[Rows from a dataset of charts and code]
———
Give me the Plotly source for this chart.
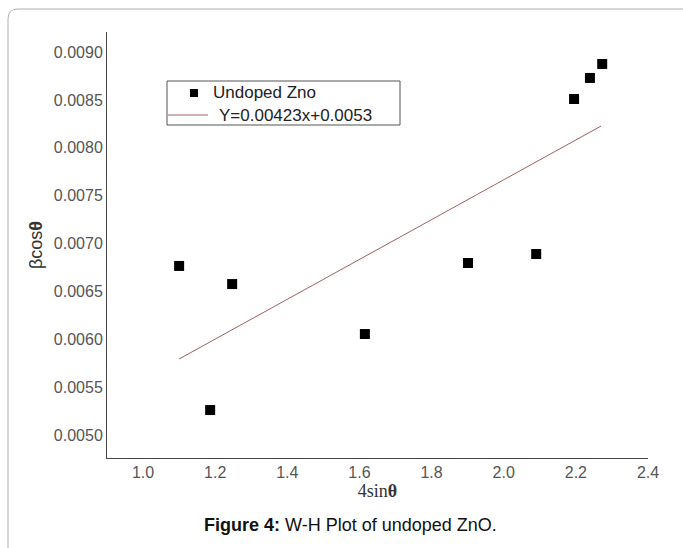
import plotly.graph_objects as go

# Data
x_vals = [1.10, 1.186, 1.247, 1.615, 1.901, 2.090, 2.195, 2.239, 2.273]
y_vals = [0.006766, 0.005261, 0.006577, 0.006055, 0.006797, 0.006891, 0.008510, 0.008730, 0.008876]
fit_x = [1.10, 2.27]
fit_y = [0.005794, 0.008228]
series_name = "Undoped Zno"
fit_name = "Y=0.00423x+0.0053"
caption = "<b>Figure 4:</b> W-H Plot of undoped ZnO."
x_ticks = [1.0, 1.2, 1.4, 1.6, 1.8, 2.0, 2.2, 2.4]
y_ticks = [0.0050, 0.0055, 0.0060, 0.0065, 0.0070, 0.0075, 0.0080, 0.0085, 0.0090]

W, H = 683, 548
L, R, T, B = 107, 35, 32, 90
pw, ph = W - L - R, H - T - B

def px_x(p):
    return (p - L) / pw

def px_y(p):
    return (H - B - p) / ph

fit_color = "#a06060"

fig = go.Figure()
fig.add_trace(go.Scatter(
    x=x_vals, y=y_vals, mode="markers", name=series_name,
    marker=dict(symbol="square", size=10, color="black"),
    cliponaxis=False,
))
fig.add_trace(go.Scatter(
    x=fit_x, y=fit_y, mode="lines", name=fit_name,
    line=dict(color=fit_color, width=1),
))

# outer rounded frame of the figure panel
r = 10
x0, y0 = px_x(8), px_y(9)
x1, yb = px_x(W + 20), px_y(H + 20)
dx, dy = r / pw, r / ph
path = (f"M {x0},{yb} L {x0},{y0 - dy} Q {x0},{y0} {x0 + dx},{y0} L {x1},{y0}")
fig.add_shape(type="path", path=path, xref="paper", yref="paper",
              line=dict(color="#b0b0b0", width=1), layer="below")

# legend box drawn to match the reference's compact layout
fig.add_shape(type="rect", xref="paper", yref="paper",
              x0=px_x(167), x1=px_x(400), y0=px_y(81), y1=px_y(125),
              line=dict(color="#555", width=1), fillcolor="white", layer="above")
fig.add_shape(type="rect", xref="paper", yref="paper",
              x0=px_x(190), x1=px_x(198), y0=px_y(89), y1=px_y(97),
              line=dict(width=0), fillcolor="black", layer="above")
fig.add_shape(type="line", xref="paper", yref="paper",
              x0=px_x(168), x1=px_x(208), y0=px_y(115), y1=px_y(115),
              line=dict(color=fit_color, width=1), layer="above")
legend_font = dict(family="Liberation Sans, Arial", size=17, color="#222")
fig.add_annotation(text=series_name, x=px_x(211), y=px_y(93), xref="paper", yref="paper",
                   xanchor="left", yanchor="middle", showarrow=False, font=legend_font)
fig.add_annotation(text=fit_name, x=px_x(217), y=px_y(115), xref="paper", yref="paper",
                   xanchor="left", yanchor="middle", showarrow=False, font=legend_font)

fig.add_annotation(
    text=caption,
    x=px_x(350), y=px_y(525), xref="paper", yref="paper",
    xanchor="center", yanchor="middle", showarrow=False,
    font=dict(family="Liberation Sans, Arial", size=18, color="#111"),
)

fig.update_layout(
    width=W, height=H,
    margin=dict(l=L, r=R, t=T, b=B, autoexpand=False),
    paper_bgcolor="white", plot_bgcolor="white",
    showlegend=False,
    font=dict(family="Liberation Sans, Arial"),
)
fig.update_xaxes(
    range=[0.9, 2.4], tickvals=x_ticks, ticktext=[f"{v:.1f}" for v in x_ticks],
    showline=True, linecolor="#444", linewidth=1, showgrid=False, zeroline=False,
    ticks="", tickfont=dict(size=16, color="#555"),
    title=dict(text="4sin<b>θ</b>", font=dict(family="Liberation Serif, Times New Roman", size=18, color="#333"), standoff=4),
)
fig.update_yaxes(
    range=[0.00476, 0.00921], tickvals=y_ticks, ticktext=[f"{v:.4f}" for v in y_ticks],
    showline=True, linecolor="#444", linewidth=1, showgrid=False, zeroline=False,
    ticks="", tickfont=dict(size=16, color="#555"),
    title=dict(text="βcos<b>θ</b>", font=dict(family="Liberation Sans, Arial", size=18, color="#333"), standoff=6),
)

fig.write_html("out.html")
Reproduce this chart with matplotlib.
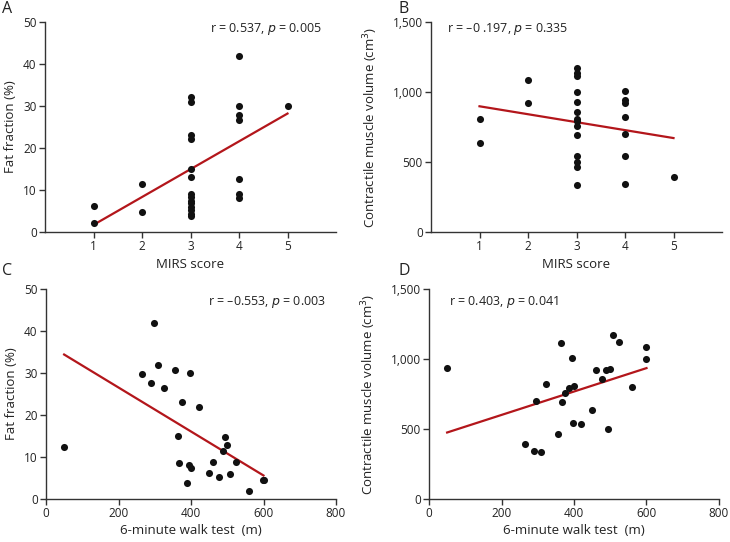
import matplotlib.pyplot as plt

plt.rcParams['font.family'] = ['Open Sans', 'DejaVu Sans']

# MIRS score panels (A, B)
mirs_a = [1, 1, 2, 2, 3, 3, 3, 3, 3, 3, 3, 3, 3, 3, 3, 3, 3, 3, 4, 4, 4, 4, 4, 4, 4, 5]
fat_a = [6.2, 2.1, 11.5, 4.8, 32.2, 31.0, 23.1, 22.2, 15.0, 13.1, 9.1, 8.3, 7.5, 6.8,
         6.0, 5.2, 4.4, 3.8, 42.0, 30.1, 27.8, 26.7, 12.5, 9.1, 8.1, 30.0]
line_a_x = [1, 5]
line_a_y = [1.7, 28.2]

mirs_b = [1, 1, 2, 2, 3, 3, 3, 3, 3, 3, 3, 3, 3, 3, 3, 3, 3, 3, 4, 4, 4, 4, 4, 4, 4, 5]
vol_b = [805, 638, 1088, 921, 1169, 1136, 1117, 998, 931, 855, 810, 793, 755, 693,
         540, 502, 467, 338, 1010, 940, 919, 824, 700, 545, 343, 390]
line_b_x = [1, 5]
line_b_y = [898, 671]

# 6-minute walk test panels (C, D)
walk_c = [297, 50, 266, 309, 291, 357, 397, 325, 375, 421, 364, 368, 395, 400, 388,
          449, 462, 477, 493, 500, 488, 508, 523, 598, 601, 561]
fat_c = [41.8, 12.5, 29.8, 32.0, 27.7, 30.8, 29.9, 26.5, 23.0, 22.0, 14.9, 8.6, 8.1,
         7.3, 3.8, 6.1, 8.9, 5.2, 14.8, 12.9, 11.4, 5.9, 8.8, 4.6, 4.5, 1.9]
line_c_x = [50, 600]
line_c_y = [34.4, 5.6]

walk_d = [50, 266, 291, 309, 296, 324, 356, 363, 367, 374, 387, 399, 395, 396, 420,
          449, 462, 476, 488, 499, 493, 508, 523, 561, 598, 600]
vol_d = [935, 392, 344, 337, 700, 823, 465, 1115, 695, 755, 795, 804, 1008, 546, 539,
         638, 921, 854, 921, 928, 501, 1168, 1125, 802, 1087, 997]
line_d_x = [50, 600]
line_d_y = [475, 935]

fig = plt.figure(figsize=(7.3, 5.42), dpi=100)
W, H = 730, 542


def make_ax(left, top, right, bottom):
    return fig.add_axes([left / W, 1 - bottom / H, (right - left) / W, (bottom - top) / H])


axA = make_ax(45, 22, 336, 232)
axB = make_ax(431, 22, 722, 232)
axC = make_ax(46, 289, 336, 499)
axD = make_ax(429, 289, 719, 499)

red = '#b3161b'
panels = [
    (axA, mirs_a, fat_a, line_a_x, line_a_y),
    (axB, mirs_b, vol_b, line_b_x, line_b_y),
    (axC, walk_c, fat_c, line_c_x, line_c_y),
    (axD, walk_d, vol_d, line_d_x, line_d_y),
]
for ax, x, y, lx, ly in panels:
    ax.plot(lx, ly, color=red, lw=1.6, zorder=2)
    ax.scatter(x, y, s=26, color='#111111', zorder=3, linewidths=0)
    for s in ['top', 'right']:
        ax.spines[s].set_visible(False)
    for s in ['left', 'bottom']:
        ax.spines[s].set_color('#333333')
        ax.spines[s].set_linewidth(1.0)
    ax.tick_params(direction='out', length=4, width=1, colors='#333333',
                   labelsize=8.5, labelcolor='#222222', pad=2)

# MIRS axes
for ax in [axA, axB]:
    ax.set_xlim(0, 6)
    ax.set_xticks([1, 2, 3, 4, 5])
    ax.set_xlabel('MIRS score', fontsize=9.5, color='#222222', labelpad=3)

for ax in [axC, axD]:
    ax.set_xlim(0, 800)
    ax.set_xticks([0, 200, 400, 600, 800])
    ax.set_xlabel('6-minute walk test  (m)', fontsize=9.5, color='#222222', labelpad=3)

for ax in [axA, axC]:
    ax.set_ylim(0, 50)
    ax.set_yticks([0, 10, 20, 30, 40, 50])
    ax.set_ylabel('Fat fraction (%)', fontsize=9.5, color='#222222', labelpad=4)

for ax in [axB, axD]:
    ax.set_ylim(0, 1500)
    ax.set_yticks([0, 500, 1000, 1500])
    ax.set_yticklabels(['0', '500', '1,000', '1,500'])
    ax.set_ylabel('Contractile muscle volume (cm$^3$)', fontsize=9.5, color='#222222', labelpad=9)

txt = dict(fontsize=9, color='#222222', va='center')
axA.text(0.95, 0.965, 'r = 0.537, $p$ = 0.005', transform=axA.transAxes, ha='right', **txt)
axB.text(0.055, 0.965, 'r = \u20130 .197, $p$ = 0.335', transform=axB.transAxes, ha='left', **txt)
axC.text(0.965, 0.94, 'r = \u20130.553, $p$ = 0.003', transform=axC.transAxes, ha='right', **txt)
axD.text(0.07, 0.94, 'r = 0.403, $p$ = 0.041', transform=axD.transAxes, ha='left', **txt)

for lab, x, y in [('A', 2, 1), ('B', 398, 1), ('C', 2, 263), ('D', 398, 263)]:
    fig.text(x / W, 1 - y / H, lab, fontsize=11.5, color='#222222', ha='left', va='top')

fig.savefig('out.png', dpi=100)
———
▶ **GOAL OF THE EXERCISE**: Both the line with "Reproduce this chart with matplotlib." and the line with "plt.rcParams['font.family'] = ['Open" are included: reproduce them and every line between, exactly, with pictures omitted.

▶ **TASK SOLUTION**:
Reproduce this chart with matplotlib.
import matplotlib.pyplot as plt

plt.rcParams['font.family'] = ['Open Sans', 'DejaVu Sans']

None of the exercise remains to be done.